The Department of Justice has filed its opposition to Vic Kohring’s motion seeking a dismissal of his convictions or—short of that—a new trial. The government’s message can be boiled down to four points:
1. We screwed up. The government admits “regrettable missteps” in the original prosecution team’s sharing of evidence with the defense before the trial of the former Alaska legislator.
2. We didn’t mean to mess up on the discovery. The government says it doesn’t seek to make “excuses” while asserting that “There are many reasons for these errors” in providing evidence to the defense before the trial. The prosecution's filing does not discuss or elaborate on those "many reasons." Knowing that a belief by the court that the trial prosecutors showed bad faith in the handling of discovery makes it particularly likely that the convictions will go away, however, the Department of Justice wants the court to know that those “many reasons” do not include any malice on the part of the original government lawyers. Accordingly, the Department of Justice stresses that Kohring’s lawyers are long on “overheated rhetoric” alleging that the government’s original lawyers intentionally withheld evidence but have not pointed to any evidence of “any plot to violate his rights.”

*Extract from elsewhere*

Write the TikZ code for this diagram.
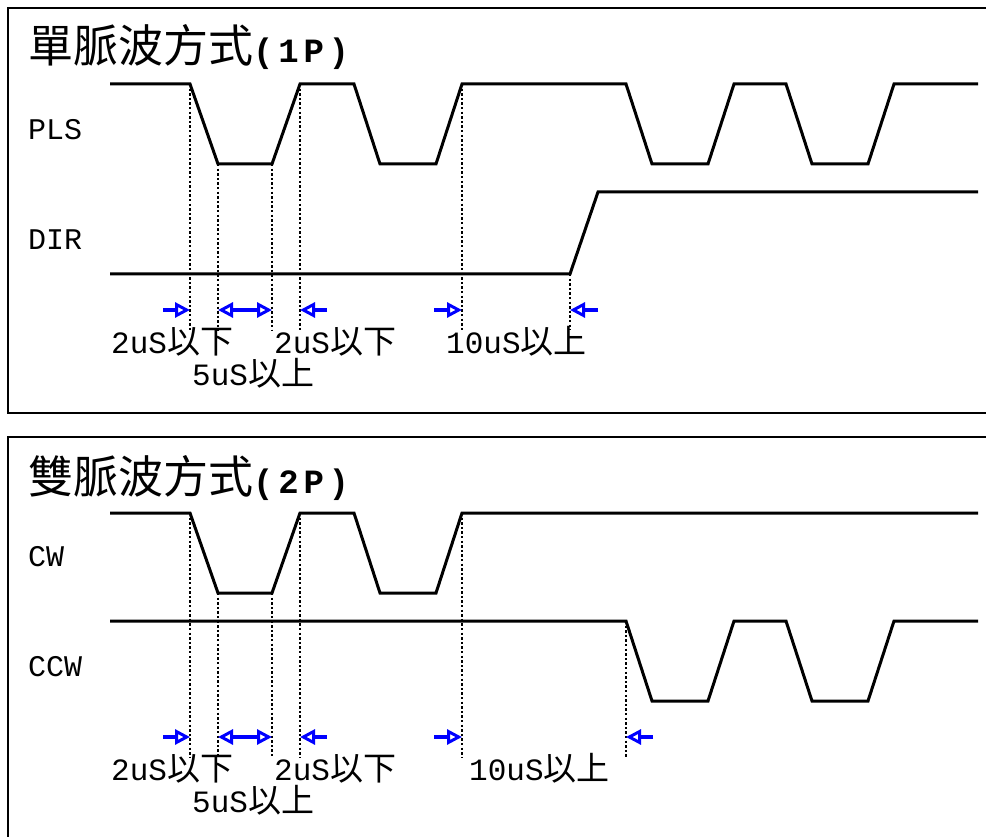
\documentclass[tikz,border=0pt]{standalone}
\usepackage{fontspec}
\setmainfont{Liberation Mono}
\newfontfamily\cjk{Noto Sans CJK TC}
\usetikzlibrary{arrows.meta}
\tikzset{
  frame/.style={line width=2pt},
  sig/.style={line width=3pt, line join=miter},
  guide/.style={line width=2.8pt, dash pattern=on 2.4pt off 2.2pt},
  tipo/.tip={Triangle[open,length=15pt,width=15pt,line width=3pt]},
  dimarrow/.style={blue, line width=3.3pt, -tipo},
  dimboth/.style={blue, line width=3.3pt, tipo-tipo},
  lbl/.style={inner sep=0pt, anchor=west, font=\fontsize{30}{30}\selectfont},
  tlbl/.style={inner sep=0pt, anchor=base west, text height=21pt, text depth=2pt},
  ttl/.style={inner sep=0pt, anchor=base west},
}
\newcommand{\tl}[2]{{\fontsize{31}{31}\selectfont #1}{\cjk\fontsize{33}{33}\selectfont #2}}
\newcommand{\ttitle}[2]{{\cjk\fontsize{45}{45}\selectfont #1}{\fontsize{34}{34}\selectfont\bfseries\addfontfeatures{LetterSpace=14}#2}}
\begin{document}
\begin{tikzpicture}[x=1pt,y=-1pt]
\useasboundingbox (0,0) rectangle (986,837);
% frames
\draw[frame] (1000,8) -- (8,8) -- (8,413) -- (1000,413);
\draw[frame] (1000,437) -- (8,437) -- (8,860);

% ---------- top panel ----------
\node[ttl] (t1) at (28,63) {\ttitle{單脈波方式}{(1P)}};
\node[lbl] (pls) at (28,130) {PLS};
\node[lbl] (dir) at (28,240) {DIR};

\draw[sig] (110,84) -- (190,84) -- (218,164) -- (272,164) -- (300,84) -- (354,84)
  -- (380,164) -- (436,164) -- (462,84) -- (626,84) -- (652,164) -- (708,164)
  -- (734,84) -- (786,84) -- (812,164) -- (868,164) -- (894,84) -- (978,84);
\draw[sig] (110,274) -- (570,274) -- (598,192) -- (978,192);

\foreach \x/\y in {190/84, 218/164, 272/164, 300/84, 462/84, 570/274}
  \draw[guide] (\x,\y) -- (\x,330);

\coordinate (a1s) at (163,310); \coordinate (a1e) at (190,310);
\coordinate (a2s) at (218,310); \coordinate (a2e) at (272,310);
\coordinate (a3s) at (327,310); \coordinate (a3e) at (300,310);
\coordinate (a4s) at (434,310); \coordinate (a4e) at (462,310);
\coordinate (a5s) at (598,310); \coordinate (a5e) at (570,310);
\draw[dimarrow] (a1s) -- (a1e);
\draw[dimboth] (a2s) -- (a2e);
\draw[dimarrow] (a3s) -- (a3e);
\draw[dimarrow] (a4s) -- (a4e);
\draw[dimarrow] (a5s) -- (a5e);

\node[tlbl] (l1) at (111,353) {\tl{2uS}{以下}};
\node[tlbl] (l2) at (192,385) {\tl{5uS}{以上}};
\node[tlbl] (l3) at (274,353) {\tl{2uS}{以下}};
\node[tlbl] (l4) at (446,353) {\tl{10uS}{以上}};

% ---------- bottom panel ----------
\node[ttl] (t2) at (28,493) {\ttitle{雙脈波方式}{(2P)}};
\node[lbl] (cw) at (28,557) {CW};
\node[lbl] (ccw) at (28,667) {CCW};

\draw[sig] (110,513) -- (190,513) -- (218,593) -- (272,593) -- (300,513) -- (354,513)
  -- (380,593) -- (436,593) -- (462,513) -- (978,513);
\draw[sig] (110,621) -- (626,621) -- (652,701) -- (708,701) -- (734,621) -- (786,621)
  -- (812,701) -- (868,701) -- (894,621) -- (978,621);

\foreach \x/\y in {190/513, 218/593, 272/593, 300/513, 462/513, 626/621}
  \draw[guide] (\x,\y) -- (\x,757);

\coordinate (b1s) at (163,737); \coordinate (b1e) at (190,737);
\coordinate (b2s) at (218,737); \coordinate (b2e) at (272,737);
\coordinate (b3s) at (327,737); \coordinate (b3e) at (300,737);
\coordinate (b4s) at (434,737); \coordinate (b4e) at (462,737);
\coordinate (b5s) at (653,737); \coordinate (b5e) at (626,737);
\draw[dimarrow] (b1s) -- (b1e);
\draw[dimboth] (b2s) -- (b2e);
\draw[dimarrow] (b3s) -- (b3e);
\draw[dimarrow] (b4s) -- (b4e);
\draw[dimarrow] (b5s) -- (b5e);

\node[tlbl] (m1) at (111,780) {\tl{2uS}{以下}};
\node[tlbl] (m2) at (192,812) {\tl{5uS}{以上}};
\node[tlbl] (m3) at (274,780) {\tl{2uS}{以下}};
\node[tlbl] (m4) at (469,780) {\tl{10uS}{以上}};
\end{tikzpicture}
\end{document}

3. Even though we made some “mistakes,” we have sure cleaned up our act now. While acknowledging the “missteps” made in this case, the government insists that the failures have resulted in reforms. “In an effort to avoid these problems in the future, the Department has taken significant steps to establish clear guidelines and better training” for all federal prosecutors in the handling of discovery. Specifically, the reforms triggered by last year’s high-profile collapse of the prosecution of former U.S. Sen. Ted Stevens include improved training and the promulgation of more discovery policies within the Department. The government wants the court to believe that there is no need to deter future misconduct by dismissing this case, because the Department of Justice’s post-Stevens reforms will prevent that misconduct.
4. Most importantly, the “mistakes” in the provision of discovery do not mean that Vic Kohring’s case should be dismissed, because the surveillance tapes of his interactions with Bill Allen prove that the former legislator is a criminal irrespective of any screw-ups in providing discovery. Once again, the government’s twin arguments are “The tapes trump” and “No harm, no foul.” The government asserts that the evidence against Kohring—particularly on the FBI’s tapes—was so strong that the ex-Republican lawmaker from Wasilla would have been convicted even if the defense had received all the materials that should have been turned over. The government particularly focuses on the meeting where Rep. Kohring asked former VECO CEO Bill Allen for help regarding his $17,000 credit card bill and ended up by getting cash from the powerbroker, ostensibly for an Easter gift for the legislator’s stepdaughter. This incident occurred in front of VECO VP Rick Smith in the infamous VECO-rented Suite 604 of the Baranof Hotel during the 2006 legislative session, and was all caught on videotape made by an FBI bug. The government points out that the most Kohring should get is a new trial, but with all its other problems in the “POLAR PEN” probe into Alaska public corruption the prosecution particularly does not want to re-try this case. The government’s position is summarized thusly: “Kohring was a corrupt public official who betrayed the public trust in exchange for cash handed to him by businessmen seeking to buy his official acts, exchanges captured on tape for the jury.”
The defense gets the final word on this motion before U.S. District Judge John Sedwick will make his decision. The judge has already rejected the similar arguments made by former State Rep. Pete Kott (R.-Eagle River).